Le tribunal retient la responsabilité de l’État pour plusieurs périodes distinctes :
- Du 18 septembre 2018 au 31 décembre 2021 : absence de prise en charge en IME et en SESSAD
- Du 1er janvier 2022 au 31 décembre 2023 : absence de prise en charge en IME
- À compter du 1er septembre 2022 : absence de prise en charge en unité d’enseignement
Ces périodes cumulées représentent plus de cinq années de carence.
Les indemnisations accordées : une approche mesurée
Le tribunal a accordé les indemnisations suivantes :
Pour l’enfant B. : 5 000 euros au titre du préjudice moral et des troubles dans les conditions d’existence.
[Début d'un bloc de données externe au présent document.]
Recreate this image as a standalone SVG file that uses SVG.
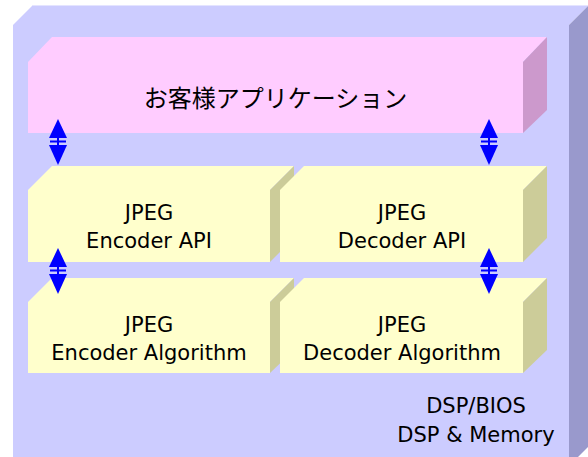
<svg xmlns="http://www.w3.org/2000/svg" width="588" height="457" viewBox="0 0 588 457">
<defs>
<style>
.of{fill:#ccccff}.os{fill:#9999cc}
.pf{fill:#ffccff}.ps{fill:#cc99cc}
.yf{fill:#ffffcc}.ys{fill:#cccc99}
.t{font-family:"DejaVu Sans","Liberation Sans",sans-serif;font-size:21px;fill:#000;text-anchor:middle}
.jt{font-family:"Noto Sans CJK JP","Noto Sans",sans-serif;font-size:24px;fill:#000;text-anchor:middle}
.ah{fill:#0000ff}
.sh{stroke:#0000ff;stroke-width:2;fill:none}
</style>
</defs>
<rect width="588" height="457" fill="#ffffff"/>
<g id="platform">
<polygon class="of" points="13,25 33,5 589,5 569,25"/>
<line x1="33" y1="5.5" x2="589" y2="5.5" stroke="#e4e4ff" stroke-width="1"/>
<rect class="of" x="13" y="25" width="556" height="437"/>
<polygon class="os" points="569,25 589,5 589,446 575,460 569,460"/>
<text class="t" x="476" y="413">DSP/BIOS</text>
<text class="t" x="476" y="442">DSP &amp; Memory</text>
</g>
<g id="app">
<polygon class="pf" points="28,62 52,37 547,37 523,62"/>
<rect class="pf" x="28" y="62" width="495" height="71"/>
<polygon class="ps" points="523,62 547,37 547,110 523,133"/>
<text class="jt" x="275.5" y="107">お客様アプリケーション</text>
</g>
<g id="enc-api">
<polygon class="yf" points="28,190 52,166 294,166 270,190"/>
<rect class="yf" x="28" y="190" width="242" height="72"/>
<polygon class="ys" points="270,190 294,166 294,238 270,262"/>
<text class="t" x="149" y="220">JPEG</text>
<text class="t" x="149" y="248">Encoder API</text>
</g>
<g id="dec-api">
<polygon class="yf" points="280,190 304,166 547,166 523,190"/>
<rect class="yf" x="280" y="190" width="243" height="72"/>
<polygon class="ys" points="523,190 547,166 547,238 523,262"/>
<text class="t" x="402" y="220">JPEG</text>
<text class="t" x="402" y="248">Decoder API</text>
</g>
<g id="enc-alg">
<polygon class="yf" points="28,302 52,278 294,278 270,302"/>
<rect class="yf" x="28" y="302" width="242" height="71"/>
<polygon class="ys" points="270,302 294,278 294,350 270,373"/>
<text class="t" x="149" y="332">JPEG</text>
<text class="t" x="149" y="360">Encoder Algorithm</text>
</g>
<g id="dec-alg">
<polygon class="yf" points="280,302 304,278 547,278 523,302"/>
<rect class="yf" x="280" y="302" width="243" height="71"/>
<polygon class="ys" points="523,302 547,278 547,350 523,373"/>
<text class="t" x="402" y="332">JPEG</text>
<text class="t" x="402" y="360">Decoder Algorithm</text>
</g>
<g id="connectors">
<g id="arrow-app-enc" transform="translate(58,119)">
<polygon class="ah" points="0,0 -9,19 9,19"/>
<line class="sh" x1="0" y1="19" x2="0" y2="27"/>
<line class="sh" x1="-8" y1="22.5" x2="8" y2="22.5"/>
<polygon class="ah" points="-9,26 9,26 0,46"/>
</g>
<g id="arrow-app-dec" transform="translate(489,119)">
<polygon class="ah" points="0,0 -9,19 9,19"/>
<line class="sh" x1="0" y1="19" x2="0" y2="27"/>
<line class="sh" x1="-8" y1="22.5" x2="8" y2="22.5"/>
<polygon class="ah" points="-9,26 9,26 0,46"/>
</g>
<g id="arrow-enc" transform="translate(58,248)">
<polygon class="ah" points="0,0 -9,19 9,19"/>
<line class="sh" x1="0" y1="19" x2="0" y2="27"/>
<line class="sh" x1="-8" y1="22.5" x2="8" y2="22.5"/>
<polygon class="ah" points="-9,26 9,26 0,46"/>
</g>
<g id="arrow-dec" transform="translate(489,248)">
<polygon class="ah" points="0,0 -9,19 9,19"/>
<line class="sh" x1="0" y1="19" x2="0" y2="27"/>
<line class="sh" x1="-8" y1="22.5" x2="8" y2="22.5"/>
<polygon class="ah" points="-9,26 9,26 0,46"/>
</g>
</g>
</svg>
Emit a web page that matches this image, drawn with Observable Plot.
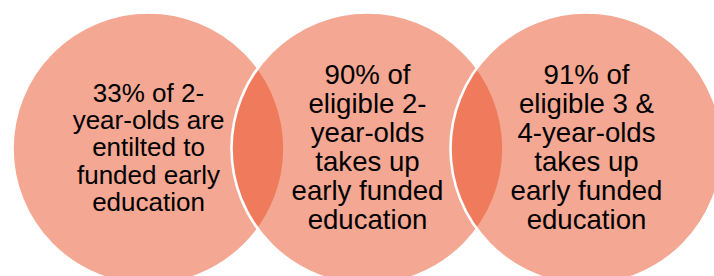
<!DOCTYPE html>
<html>
<head>
<meta charset="utf-8">
<script src="https://cdn.jsdelivr.net/npm/d3@7"></script>
<script src="https://cdn.jsdelivr.net/npm/@observablehq/plot@0.6"></script>
<style>
  html, body { margin: 0; padding: 0; background: #fff; }
  #chart svg { display: block; }
</style>
</head>
<body>
<div id="chart"></div>
<script>
const categories = ["entitlement", "uptake2", "uptake34"];
const labels = [
  "33% of 2-\nyear-olds are\nentilted to\nfunded early\neducation",
  "90% of\neligible 2-\nyear-olds\ntakes up\nearly funded\neducation",
  "91% of\neligible 3 &\n4-year-olds\ntakes up\nearly funded\neducation"
];

const data = categories.map((c, i) => ({category: c, label: labels[i]}));

const chart = Plot.plot({
  width: 714,
  height: 276,
  marginTop: 20,
  marginBottom: 0,
  marginLeft: 0,
  marginRight: 0,
  x: {type: "point", domain: categories, range: [147, 586], padding: 0, axis: null},
  style: {background: "#fff", fontFamily: "'Liberation Sans', Arial, sans-serif"},
  marks: [
    Plot.dot(data, {
      x: "category",
      r: 136,
      fill: "#E94F25",
      fillOpacity: 0.5,
      stroke: "white",
      strokeWidth: 2.6
    }),
    Plot.text(data, {
      x: "category",
      text: "label",
      fontSize: (d, i) => i === 0 ? 26 : 27.6,
      lineHeight: 1.05,
      fill: "black",
      textAnchor: "middle",
      lineAnchor: "middle",
      dy: -1
    })
  ]
});
document.getElementById("chart").appendChild(chart);
</script>
</body>
</html>
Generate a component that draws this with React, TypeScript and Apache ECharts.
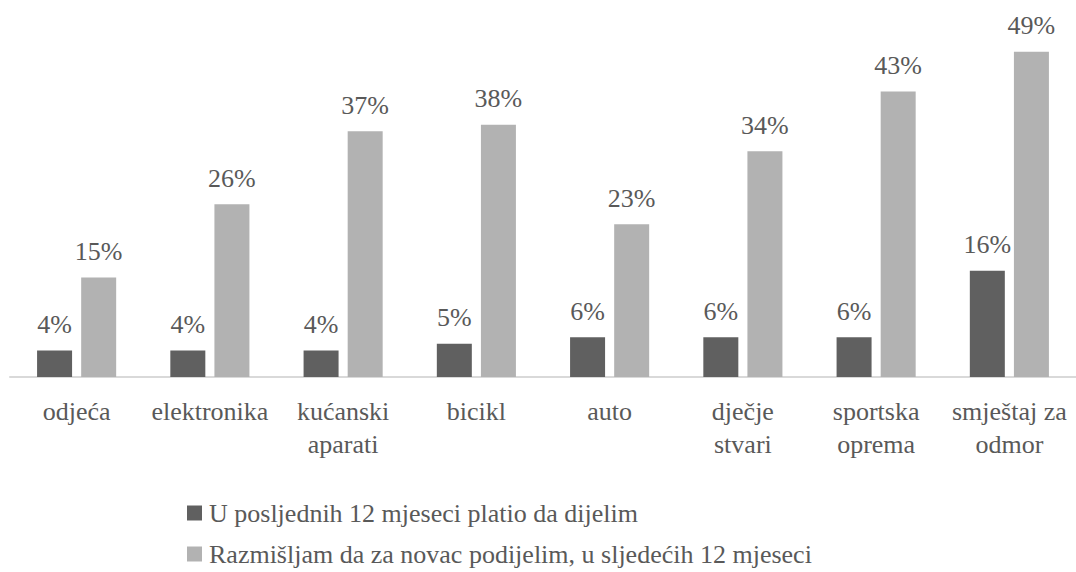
import React, { useEffect, useRef } from "react";
import * as echarts from "echarts";

const categories = [
  "odjeća",
  "elektronika",
  "kućanski\naparati",
  "bicikl",
  "auto",
  "dječje\nstvari",
  "sportska\noprema",
  "smještaj za\nodmor",
];
const seriesNames = [
  "U posljednih 12 mjeseci platio da dijelim",
  "Razmišljam da za novac podijelim, u sljedećih 12 mjeseci",
];
const paidValues = [4, 4, 4, 5, 6, 6, 6, 16];
const consideringValues = [15, 26, 37, 38, 23, 34, 43, 49];

const FONT = "Liberation Serif";
const TEXT = "#595959";
const FS = 26;

const CSS = `.serif-chart text, .serif-chart tspan { font-family: "Liberation Serif", "Times New Roman", serif !important; }`;

export default function App() {
  const ref = useRef<HTMLDivElement>(null);
  useEffect(() => {
    document.body.style.margin = "0";
    const chart = echarts.init(ref.current!, null, { renderer: "svg" });
    const label = {
      show: true,
      position: "top",
      distance: 13,
      formatter: "{c}%",
      fontFamily: FONT,
      fontSize: FS,
      color: TEXT,
    };
    const legendText = { fontFamily: FONT, fontSize: FS, color: TEXT, padding: [0, 0, 0, 2] };
    chart.setOption({
      animation: false,
      textStyle: { fontFamily: FONT, fontSize: FS },
      grid: { left: 10, right: 0, top: 45, bottom: 195, containLabel: false },
      legend: [
        {
          orient: "horizontal",
          left: 187,
          top: 500,
          padding: 0,
          itemWidth: 15,
          itemHeight: 15,
          icon: "rect",
          textStyle: legendText,
          data: [seriesNames[0]],
        },
        {
          orient: "horizontal",
          left: 187,
          top: 541,
          padding: 0,
          itemWidth: 15,
          itemHeight: 15,
          icon: "rect",
          textStyle: legendText,
          data: [seriesNames[1]],
        },
      ],
      xAxis: {
        type: "category",
        data: categories,
        axisLine: { lineStyle: { color: "#d9d9d9", width: 2 } },
        axisTick: { show: false },
        axisLabel: {
          fontFamily: FONT,
          fontSize: FS,
          color: TEXT,
          margin: 18,
          lineHeight: 33,
          interval: 0,
        },
      },
      yAxis: {
        type: "value",
        min: 0,
        max: 50,
        show: false,
        splitLine: { show: false },
      },
      series: [
        {
          name: seriesNames[0],
          type: "bar",
          data: paidValues,
          barWidth: 35,
          barGap: "26%",
          itemStyle: { color: "#606060" },
          label,
        },
        {
          name: seriesNames[1],
          type: "bar",
          data: consideringValues,
          barWidth: 35,
          itemStyle: { color: "#b2b2b2" },
          label,
        },
      ],
    });

    const applySerif = () => {
      try {
        const zr: any = chart.getZr();
        const list: any[] = zr.storage.getDisplayList(true);
        let changed = false;
        list.forEach((el: any) => {
          if (el && el.type === "tspan" && el.style) {
            const f: string = el.style.font || "";
            if (f.indexOf(FONT) === -1 || f.indexOf("sans") !== -1) {
              const m = f.match(/(\d+(\.\d+)?)px/);
              const size = m ? m[1] : String(FS);
              el.style.font = size + "px " + FONT;
              el.markRedraw && el.markRedraw();
              changed = true;
            }
          }
        });
        if (changed) zr.refresh();
      } catch (e) {
        // ignore
      }
      ref.current?.querySelectorAll("text, tspan").forEach((t) => {
        const el = t as SVGElement;
        el.setAttribute("font-family", FONT);
        el.style.setProperty("font-family", FONT, "important");
      });
    };
    applySerif();
    const raf = requestAnimationFrame(applySerif);
    const to = setTimeout(applySerif, 60);
    return () => {
      cancelAnimationFrame(raf);
      clearTimeout(to);
      chart.dispose();
    };
  }, []);
  return (
    <>
      <style>{CSS}</style>
      <div ref={ref} className="serif-chart" style={{ width: 1076, height: 572 }} />
    </>
  );
}
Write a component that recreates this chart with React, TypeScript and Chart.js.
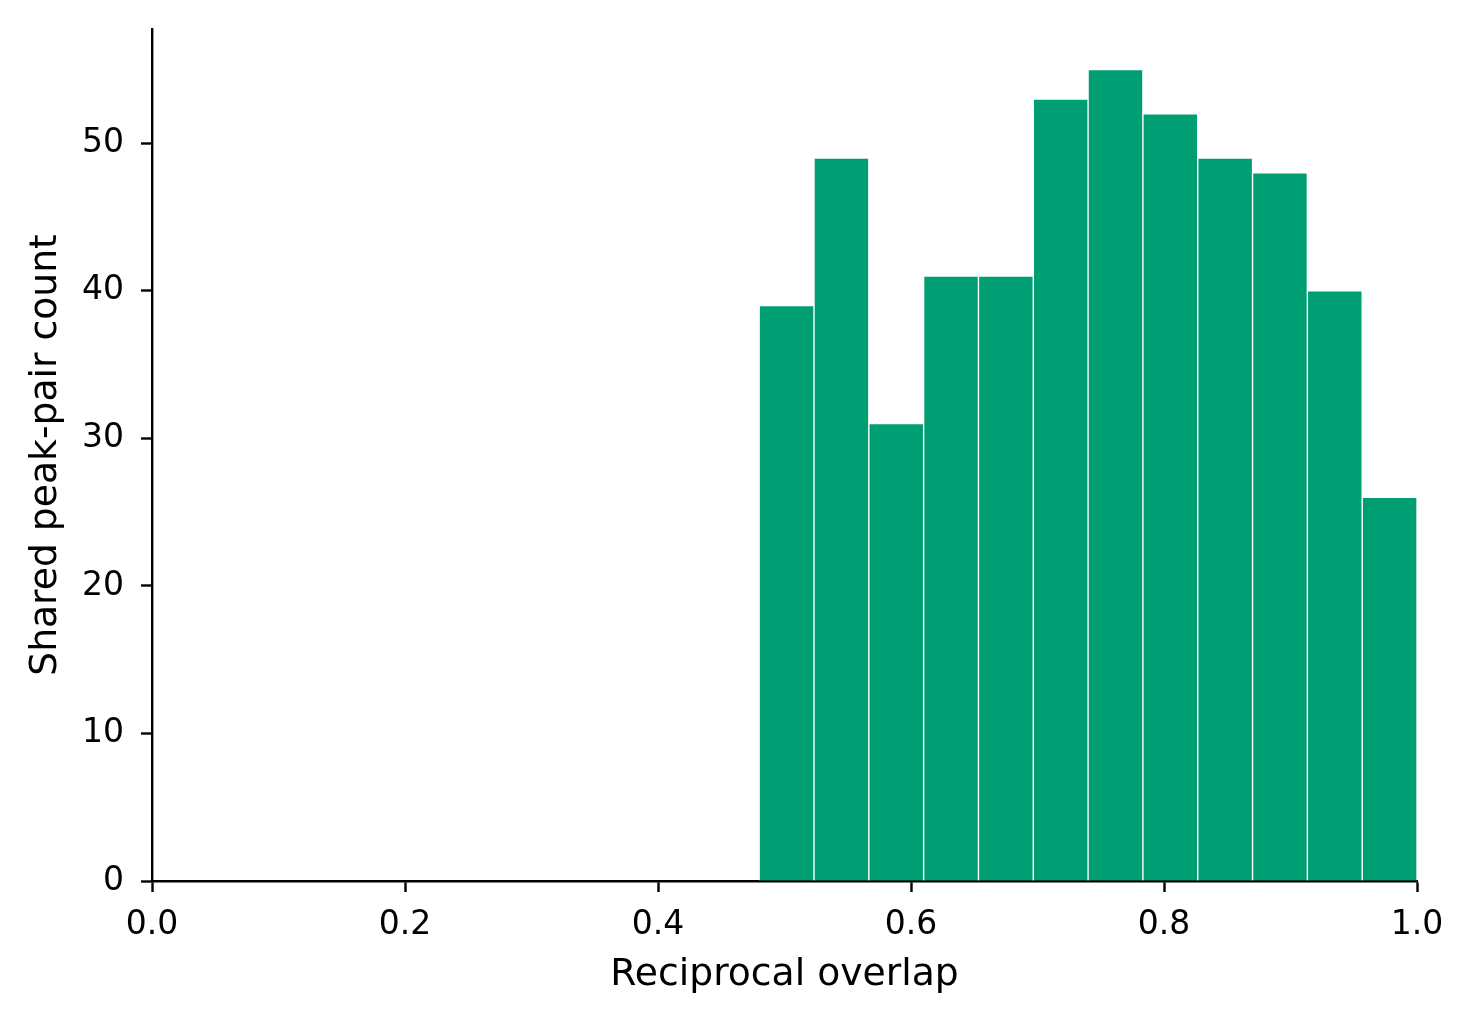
import React, { useEffect, useRef } from 'react';
import { Chart, registerables } from 'chart.js';

Chart.register(...registerables);

// histogram bins (reciprocal overlap) and counts per bin
const binEdges: number[] = [0.48, 0.5233, 0.5667, 0.61, 0.6533, 0.6967, 0.74, 0.7833, 0.8267, 0.87, 0.9133, 0.9567, 1.0];
const counts: number[] = [39, 49, 31, 41, 41, 53, 55, 52, 49, 48, 40, 26];

const xTicks: number[] = [0.0, 0.2, 0.4, 0.6, 0.8, 1.0];
const yTicks: number[] = [0, 10, 20, 30, 40, 50];

const barColor = '#009E73';
const font = 'DejaVu Sans';

const App: React.FC = () => {
  const chartRef = useRef<HTMLCanvasElement | null>(null);

  useEffect(() => {
    if (!chartRef.current) return;
    const ctx = chartRef.current.getContext('2d');

    const points = counts.map((c, i) => ({
      x: (binEdges[i] + binEdges[i + 1]) / 2,
      y: c,
    }));

    const chart = new Chart(ctx as any, {
      type: 'bar',
      data: {
        datasets: [
          {
            data: points as any,
            backgroundColor: barColor,
            borderColor: '#ffffff',
            borderWidth: 1,
            barPercentage: 1,
            categoryPercentage: 1,
          },
        ],
      },
      options: {
        animation: false,
        responsive: true,
        maintainAspectRatio: false,
        layout: { padding: { left: 0, top: 29, right: 57, bottom: 0 } },
        plugins: {
          legend: { display: false },
          tooltip: { enabled: false },
        },
        scales: {
          x: {
            type: 'linear',
            min: 0,
            max: 1,
            offset: false,
            z: 1,
            afterBuildTicks: (scale: any) => {
              scale.ticks = xTicks.map((v) => ({ value: v }));
            },
            afterFit: (scale: any) => {
              scale.height = 143;
            },
            grid: {
              offset: false,
              drawOnChartArea: false,
              drawTicks: true,
              tickLength: 11,
              tickWidth: 2.4,
              tickColor: '#000',
              color: '#000',
            },
            border: { display: true, color: '#000', width: 2.4 },
            ticks: {
              color: '#000',
              padding: 14,
              maxRotation: 0,
              font: { family: font, size: 33 },
              callback: (v: any) => Number(v).toFixed(1),
            },
            title: {
              display: true,
              text: 'Reciprocal overlap',
              color: '#000',
              font: { family: font, size: 37.7 },
              padding: { top: 0, bottom: 26 },
            },
          },
          y: {
            type: 'linear',
            min: 0,
            max: 57.75,
            z: 1,
            afterBuildTicks: (scale: any) => {
              scale.ticks = yTicks.map((v) => ({ value: v }));
            },
            afterFit: (scale: any) => {
              scale.width = 152;
            },
            grid: {
              drawOnChartArea: false,
              drawTicks: true,
              tickLength: 11,
              tickWidth: 2.4,
              tickColor: '#000',
              color: '#000',
            },
            border: { display: true, color: '#000', width: 2.4 },
            ticks: {
              color: '#000',
              padding: 17,
              // small line height keeps the label padding from pushing the plot top down
              font: { family: font, size: 33, lineHeight: 0.5 },
              callback: (v: any) => String(v),
            },
            title: {
              display: true,
              text: 'Shared peak-pair count',
              color: '#000',
              font: { family: font, size: 37.7 },
              padding: { top: 24, bottom: 0 },
            },
          },
        },
      },
    });

    return () => {
      chart.destroy();
    };
  }, []);

  return (
    <div style={{ position: 'absolute', left: 0, top: 0, width: 1474, height: 1024, background: '#fff' }}>
      <canvas ref={chartRef} />
    </div>
  );
};

export default App;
Le tribunal a pris en compte « le fait qu’elle a tout de même été scolarisée durant cette période » en milieu ordinaire.
Pour les parents : 2 500 euros chacun (soit 5 000 euros au total) au titre de leur préjudice moral personnel et des troubles dans leurs conditions d’existence.
Pour la sœur A. : 1 000 euros au titre de son préjudice propre, reconnaissance rare mais importante de l’impact du handicap sur la fratrie.
Total alloué : 11 000 euros, soit environ 10% de la demande initiale.
TA Paris, 6e sect. – 1re ch., 18 oct. 2024, n° 2306542.